Dans l'affaire belge, une salariée travaillant en tant que réceptionniste dans une entreprise fournissant des services de réception et d'accueil avait été licenciée en raison de sa persistance à porter le voile, malgré une règle interne (non écrite dans un premier temps) interdisant aux salariés le port de signes visibles de leurs convictions politiques, philosophiques ou religieuses. La question posée à la CJUE par la haute juridiction belge était la suivante: l'interdiction de porter un foulard islamique, découlant d'une règle interne générale, constitue-t-elle une discrimination directe au sens de la directive du 27 novembre 2000 ?

Réponse de la CJUE : l'interdiction du port du foulard découlant d'une règle interne interdisant le port visible de tout signe politique, philosophique ou religieux, ne constitue pas une discrimination directe fondée sur la religion. Elle peut toutefois constituer une discrimination indirecte si l'obligation en apparence neutre qu’elle prévoit désavantage en définitive des salariés appartenant à une religion particulière. Mais même dans ce cas, l'entreprise peut prouver que l'obligation est justifiée par un objectif légitime, et que les moyens de le réaliser sont appropriés et nécessaires (CJUE 14 mars 2017, C-157/15).

Répondre à l'exigence d'un client

Dans le litige français, une ingénieure d'études avait été également licenciée pour avoir refusé d'ôter son foulard islamique malgré la demande d'un client de ne pas avoir affaire à une salariée voilée. Licenciement que l'ingénieure estimait discriminatoire.

Avant de trancher, la haute juridiction avait demandé à la CJUE si le souhait d’un client d’une société de ne plus voir les prestations de services assurées par une salariée portant un foulard islamique, constituait une «exigence professionnelle essentielle et déterminante». L'existence d'une telle exigence permet aux entreprises d'établir des différences de traitement (art. L. 1133-1 du Code du travail).

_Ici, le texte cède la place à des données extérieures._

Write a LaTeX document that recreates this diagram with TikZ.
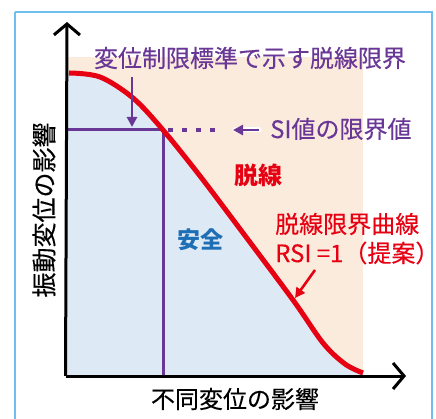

Sous-entendu, les intérêts économiques de l'entreprise peuvent-ils prévaloir sur l'exercice d'une liberté individuelle dans l'entreprise?

Réponse de la CJUE : la volonté d'un employeur de tenir compte des souhaits d'un client de ne plus voir les services dudit employeur assurés par une salariée voilée ne saurait être considérée comme une exigence professionnelle essentielle et déterminante (CJUE 14 mars 2017, C-188/15).

Une entreprise française pourra néanmoins introduire dans son règlement intérieur un principe de neutralité, à condition qu'il soit justifié par la nécessité de protéger la liberté et les droits fondamentaux des autres salariés ou de garantir le bon fonctionnement de l'entreprise et que les restrictions soit proportionnées par rapport à l'objectif poursuivi (art. L. 1321-2-1 du Code du travail).